[Figure scripts]
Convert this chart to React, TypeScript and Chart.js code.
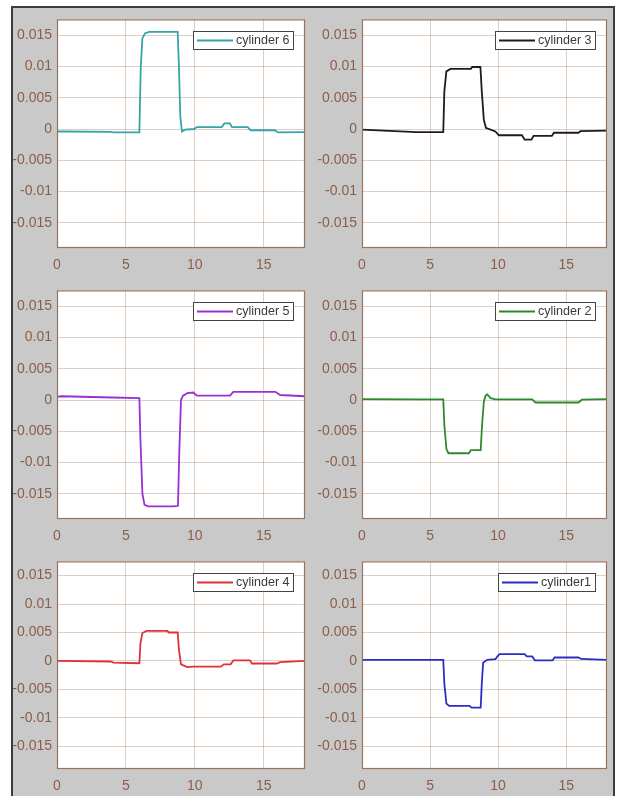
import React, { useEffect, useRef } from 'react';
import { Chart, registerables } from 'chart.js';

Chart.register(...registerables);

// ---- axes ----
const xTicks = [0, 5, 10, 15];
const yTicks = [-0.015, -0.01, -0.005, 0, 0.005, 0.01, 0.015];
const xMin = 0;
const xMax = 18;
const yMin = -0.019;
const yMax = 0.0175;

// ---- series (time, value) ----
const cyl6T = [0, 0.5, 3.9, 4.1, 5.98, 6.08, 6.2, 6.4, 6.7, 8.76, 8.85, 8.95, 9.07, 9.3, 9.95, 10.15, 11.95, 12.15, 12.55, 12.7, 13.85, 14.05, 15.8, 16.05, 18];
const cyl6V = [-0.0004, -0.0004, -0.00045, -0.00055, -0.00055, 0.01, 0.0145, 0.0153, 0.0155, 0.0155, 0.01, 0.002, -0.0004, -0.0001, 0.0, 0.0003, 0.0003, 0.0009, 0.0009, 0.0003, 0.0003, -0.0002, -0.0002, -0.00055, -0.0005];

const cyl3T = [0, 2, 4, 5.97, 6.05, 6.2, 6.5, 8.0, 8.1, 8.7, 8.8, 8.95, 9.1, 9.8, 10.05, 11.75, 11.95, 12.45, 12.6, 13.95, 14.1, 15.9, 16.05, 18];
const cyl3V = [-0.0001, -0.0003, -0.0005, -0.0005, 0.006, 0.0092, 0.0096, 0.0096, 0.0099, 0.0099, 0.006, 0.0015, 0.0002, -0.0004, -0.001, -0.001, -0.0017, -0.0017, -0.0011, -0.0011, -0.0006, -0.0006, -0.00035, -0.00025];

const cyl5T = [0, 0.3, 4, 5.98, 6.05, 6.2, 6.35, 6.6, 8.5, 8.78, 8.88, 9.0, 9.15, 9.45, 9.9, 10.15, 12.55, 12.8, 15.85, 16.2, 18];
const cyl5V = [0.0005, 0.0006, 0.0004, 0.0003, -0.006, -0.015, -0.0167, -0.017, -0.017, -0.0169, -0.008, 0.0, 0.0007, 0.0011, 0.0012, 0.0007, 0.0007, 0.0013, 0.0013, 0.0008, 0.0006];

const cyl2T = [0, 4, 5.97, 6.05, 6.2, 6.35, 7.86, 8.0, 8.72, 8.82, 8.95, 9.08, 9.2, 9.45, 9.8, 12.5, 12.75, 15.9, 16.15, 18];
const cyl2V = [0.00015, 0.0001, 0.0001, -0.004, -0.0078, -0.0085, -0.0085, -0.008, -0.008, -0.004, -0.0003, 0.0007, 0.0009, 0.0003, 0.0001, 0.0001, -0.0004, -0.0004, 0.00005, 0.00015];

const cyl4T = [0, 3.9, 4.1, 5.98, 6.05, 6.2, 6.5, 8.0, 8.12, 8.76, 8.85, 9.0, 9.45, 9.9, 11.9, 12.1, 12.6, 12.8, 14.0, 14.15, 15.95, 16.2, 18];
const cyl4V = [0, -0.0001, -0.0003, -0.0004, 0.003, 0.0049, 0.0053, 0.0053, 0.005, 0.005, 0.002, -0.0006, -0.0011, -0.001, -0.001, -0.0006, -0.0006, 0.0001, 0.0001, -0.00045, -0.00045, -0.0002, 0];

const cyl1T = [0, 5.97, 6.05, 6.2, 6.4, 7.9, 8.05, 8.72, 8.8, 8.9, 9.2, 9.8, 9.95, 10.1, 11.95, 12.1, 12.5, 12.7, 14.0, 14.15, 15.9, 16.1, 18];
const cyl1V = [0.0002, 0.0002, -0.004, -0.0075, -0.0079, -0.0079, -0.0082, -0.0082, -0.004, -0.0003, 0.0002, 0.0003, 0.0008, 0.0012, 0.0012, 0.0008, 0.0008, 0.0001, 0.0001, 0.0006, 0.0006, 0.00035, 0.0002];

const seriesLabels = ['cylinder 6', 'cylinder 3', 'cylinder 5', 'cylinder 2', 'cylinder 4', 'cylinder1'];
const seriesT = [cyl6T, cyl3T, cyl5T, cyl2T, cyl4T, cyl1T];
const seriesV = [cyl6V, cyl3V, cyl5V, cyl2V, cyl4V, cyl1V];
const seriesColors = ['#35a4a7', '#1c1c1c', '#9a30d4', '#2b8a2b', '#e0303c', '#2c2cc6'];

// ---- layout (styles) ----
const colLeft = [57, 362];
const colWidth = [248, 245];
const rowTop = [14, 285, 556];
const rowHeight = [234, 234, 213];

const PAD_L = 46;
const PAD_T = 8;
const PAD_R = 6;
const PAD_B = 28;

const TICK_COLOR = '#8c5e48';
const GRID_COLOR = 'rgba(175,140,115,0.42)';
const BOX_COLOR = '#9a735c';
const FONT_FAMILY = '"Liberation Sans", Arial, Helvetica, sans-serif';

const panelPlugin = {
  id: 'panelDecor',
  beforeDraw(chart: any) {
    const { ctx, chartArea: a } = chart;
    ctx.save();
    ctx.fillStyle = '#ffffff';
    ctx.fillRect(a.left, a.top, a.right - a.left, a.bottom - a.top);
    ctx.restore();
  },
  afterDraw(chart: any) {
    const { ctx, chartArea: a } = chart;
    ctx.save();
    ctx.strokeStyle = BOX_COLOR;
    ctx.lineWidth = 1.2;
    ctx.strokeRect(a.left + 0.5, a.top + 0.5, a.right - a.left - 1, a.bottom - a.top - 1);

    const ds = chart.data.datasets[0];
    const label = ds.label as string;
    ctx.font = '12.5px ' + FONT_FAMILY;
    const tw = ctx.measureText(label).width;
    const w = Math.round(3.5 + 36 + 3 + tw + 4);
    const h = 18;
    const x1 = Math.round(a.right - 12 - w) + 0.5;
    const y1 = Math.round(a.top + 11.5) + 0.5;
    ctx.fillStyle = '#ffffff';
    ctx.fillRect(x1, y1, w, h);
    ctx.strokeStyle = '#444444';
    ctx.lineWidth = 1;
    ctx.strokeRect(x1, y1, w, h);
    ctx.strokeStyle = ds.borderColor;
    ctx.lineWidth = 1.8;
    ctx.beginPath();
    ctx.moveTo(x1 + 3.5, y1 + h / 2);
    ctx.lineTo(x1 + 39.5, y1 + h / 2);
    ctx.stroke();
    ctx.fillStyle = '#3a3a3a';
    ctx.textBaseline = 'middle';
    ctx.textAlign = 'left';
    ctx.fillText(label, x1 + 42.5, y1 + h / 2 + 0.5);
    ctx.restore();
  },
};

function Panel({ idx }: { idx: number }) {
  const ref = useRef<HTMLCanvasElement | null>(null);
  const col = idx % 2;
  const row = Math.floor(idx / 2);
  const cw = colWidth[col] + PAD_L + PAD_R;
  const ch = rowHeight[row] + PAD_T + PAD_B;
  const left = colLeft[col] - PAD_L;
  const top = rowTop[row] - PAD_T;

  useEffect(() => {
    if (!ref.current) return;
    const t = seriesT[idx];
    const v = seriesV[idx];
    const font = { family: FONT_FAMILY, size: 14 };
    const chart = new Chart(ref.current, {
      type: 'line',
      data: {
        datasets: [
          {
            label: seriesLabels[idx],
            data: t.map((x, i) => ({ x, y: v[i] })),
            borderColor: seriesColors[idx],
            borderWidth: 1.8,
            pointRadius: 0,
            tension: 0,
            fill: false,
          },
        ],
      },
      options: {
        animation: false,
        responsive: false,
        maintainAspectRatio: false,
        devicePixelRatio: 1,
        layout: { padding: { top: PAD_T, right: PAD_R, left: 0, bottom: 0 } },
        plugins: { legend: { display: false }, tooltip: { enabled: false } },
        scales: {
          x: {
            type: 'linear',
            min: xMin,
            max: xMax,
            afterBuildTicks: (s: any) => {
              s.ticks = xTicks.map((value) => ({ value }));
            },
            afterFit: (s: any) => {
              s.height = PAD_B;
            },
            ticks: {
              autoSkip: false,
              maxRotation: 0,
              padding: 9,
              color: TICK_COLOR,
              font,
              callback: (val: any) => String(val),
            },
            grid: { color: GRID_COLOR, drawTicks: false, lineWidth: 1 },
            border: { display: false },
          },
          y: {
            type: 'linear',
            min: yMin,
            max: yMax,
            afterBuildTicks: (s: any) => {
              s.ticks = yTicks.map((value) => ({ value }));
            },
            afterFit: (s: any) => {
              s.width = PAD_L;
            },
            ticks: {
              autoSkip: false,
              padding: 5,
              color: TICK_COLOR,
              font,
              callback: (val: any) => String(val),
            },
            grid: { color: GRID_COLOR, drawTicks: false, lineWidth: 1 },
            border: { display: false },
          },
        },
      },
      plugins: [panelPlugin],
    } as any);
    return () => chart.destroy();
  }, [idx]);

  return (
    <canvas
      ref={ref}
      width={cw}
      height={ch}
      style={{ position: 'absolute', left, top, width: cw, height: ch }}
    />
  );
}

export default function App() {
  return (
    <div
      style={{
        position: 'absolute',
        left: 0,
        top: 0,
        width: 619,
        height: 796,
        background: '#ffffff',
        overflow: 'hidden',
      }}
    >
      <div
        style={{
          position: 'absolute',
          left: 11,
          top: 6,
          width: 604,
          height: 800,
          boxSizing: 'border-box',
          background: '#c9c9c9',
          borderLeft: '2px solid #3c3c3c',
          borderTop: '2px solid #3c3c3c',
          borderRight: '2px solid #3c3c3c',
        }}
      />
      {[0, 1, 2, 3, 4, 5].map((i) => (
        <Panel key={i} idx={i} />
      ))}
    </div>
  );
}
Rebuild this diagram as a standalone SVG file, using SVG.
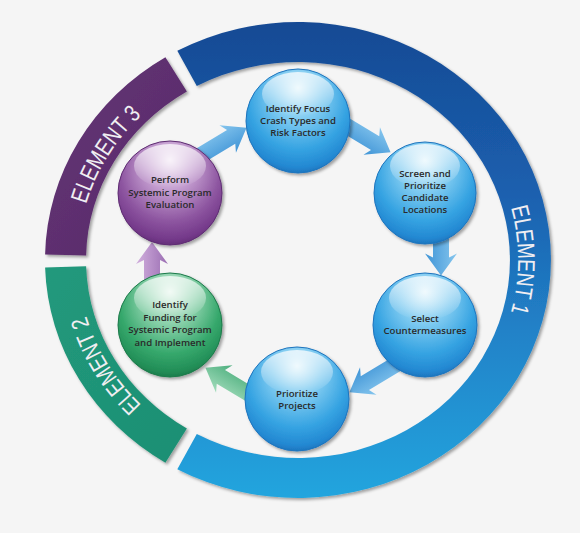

• _SHORT PROBLEM_
Restate only the lines running from the start of the material above through the line containing "0.0013, 0.0008, 0.0006];", ends included. No pictures.

• _RESPONSE_
Convert this chart to React, TypeScript and Chart.js code.
import React, { useEffect, useRef } from 'react';
import { Chart, registerables } from 'chart.js';

Chart.register(...registerables);

// ---- axes ----
const xTicks = [0, 5, 10, 15];
const yTicks = [-0.015, -0.01, -0.005, 0, 0.005, 0.01, 0.015];
const xMin = 0;
const xMax = 18;
const yMin = -0.019;
const yMax = 0.0175;

// ---- series (time, value) ----
const cyl6T = [0, 0.5, 3.9, 4.1, 5.98, 6.08, 6.2, 6.4, 6.7, 8.76, 8.85, 8.95, 9.07, 9.3, 9.95, 10.15, 11.95, 12.15, 12.55, 12.7, 13.85, 14.05, 15.8, 16.05, 18];
const cyl6V = [-0.0004, -0.0004, -0.00045, -0.00055, -0.00055, 0.01, 0.0145, 0.0153, 0.0155, 0.0155, 0.01, 0.002, -0.0004, -0.0001, 0.0, 0.0003, 0.0003, 0.0009, 0.0009, 0.0003, 0.0003, -0.0002, -0.0002, -0.00055, -0.0005];

const cyl3T = [0, 2, 4, 5.97, 6.05, 6.2, 6.5, 8.0, 8.1, 8.7, 8.8, 8.95, 9.1, 9.8, 10.05, 11.75, 11.95, 12.45, 12.6, 13.95, 14.1, 15.9, 16.05, 18];
const cyl3V = [-0.0001, -0.0003, -0.0005, -0.0005, 0.006, 0.0092, 0.0096, 0.0096, 0.0099, 0.0099, 0.006, 0.0015, 0.0002, -0.0004, -0.001, -0.001, -0.0017, -0.0017, -0.0011, -0.0011, -0.0006, -0.0006, -0.00035, -0.00025];

const cyl5T = [0, 0.3, 4, 5.98, 6.05, 6.2, 6.35, 6.6, 8.5, 8.78, 8.88, 9.0, 9.15, 9.45, 9.9, 10.15, 12.55, 12.8, 15.85, 16.2, 18];
const cyl5V = [0.0005, 0.0006, 0.0004, 0.0003, -0.006, -0.015, -0.0167, -0.017, -0.017, -0.0169, -0.008, 0.0, 0.0007, 0.0011, 0.0012, 0.0007, 0.0007, 0.0013, 0.0013, 0.0008, 0.0006];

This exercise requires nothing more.